Nasar focuses next on the Austrian school, dwelling largely on the ups and downs of Joseph Schumpeter’s career. Friedrich Hayek, the darling of the Right, receives less attention. His views remained only briefly in vogue and have apparently been greatly misunderstood by the latter-day “conservatives” who profess to sit at his feet (and whom Hayek himself despised). Schumpeter was more influential, serving for a time as Minister of Finance in the post-World War I Austrian government and occupying key academic positions in Great Britain and the United States. He “focused on the human element.
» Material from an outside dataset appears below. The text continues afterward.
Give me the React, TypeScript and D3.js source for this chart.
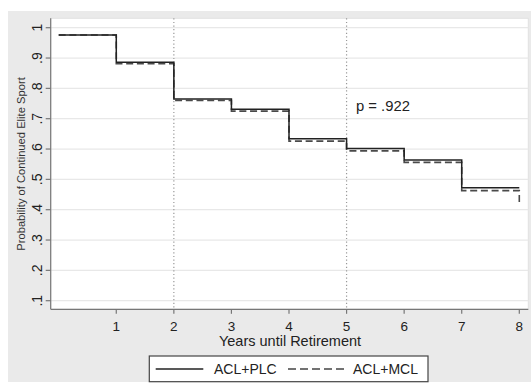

For him, development depended primarily on entrepreneurship . . . In contrast to Marx’s automaton capitalist . . ., the entrepreneur distinguished himself by a willingness to ‘destroy old patterns of thought and action’ and redeploy existing resources in new ways.” Echoes of Schumpeter’s thinking continue to feature prominently in contemporary economic discussions.

Nasar devotes considerable attention to John Maynard Keynes, who was by all accounts the dominant figure in world economics for decades. She dismisses the notion that Keynes’ contribution was to advnace the concept of deficit spending. “Beatrice Webb, Winston Churchill, and Herbert Hoover had all embraced deficit spending before Keynes,” she writes. In fact, the principal reason why his General Theory of Economics represented such a major advance for the field “was Keynes’ proof that it was possible for a free market economy to settle into states in which workers and machines remained idle for prolonged periods of time — that there were depressions that, unlike the garden-variety ones, were not brief and didn’t end of their own accord as a result of falling prices and interest rates.” Keynes argued that monetary policy — increasing or decreasing the money supply — wasn’t sufficient. Fiscal policy changes were required: “cutting taxes and letting bsinesses and individuals keep more of their income so that they could spend it. Or, better yet, having the government spend more money directly, since that would guarantee that 100 percent of it would be spent rather than saved.”

More recent economic icons such as Joan Robinson (Keynes’ Communist protege) and Milton Friedman figure in Nasar’s account of developments in the field after Keynes. However, she reserves her most respectful treatment for the brilliant Indian economic thinker, Amartya Sen. Born in Dhaka in 1933 in what is today Bangladesh, Sen holds an endowed chair at Harvard. Much of his work — and a major reason why he won the Nobel in economics in 1998 — concerns the technical concept of “social choice,” which I find abstract, confusing, and purely of academic interest. But Sen’s widely quoted studies of the causes of famine are anything but abstract, and his concern for the poor distinguishes his ethical approach to economics. Of all those described at length in Grand Pursuit, Sen is the only one still living.

Sylvia Nasar, an econ0mist herself, previously wrote A Beautiful Mind, a biography of the extraordinary mathematician John Nash. Grand Pusuit is a worthy successor to A Beautiful Mind, as it is to Robert Heilbroner’s similar effort, The Worldly Philosophers, now a classic which I recall reading as a teenager.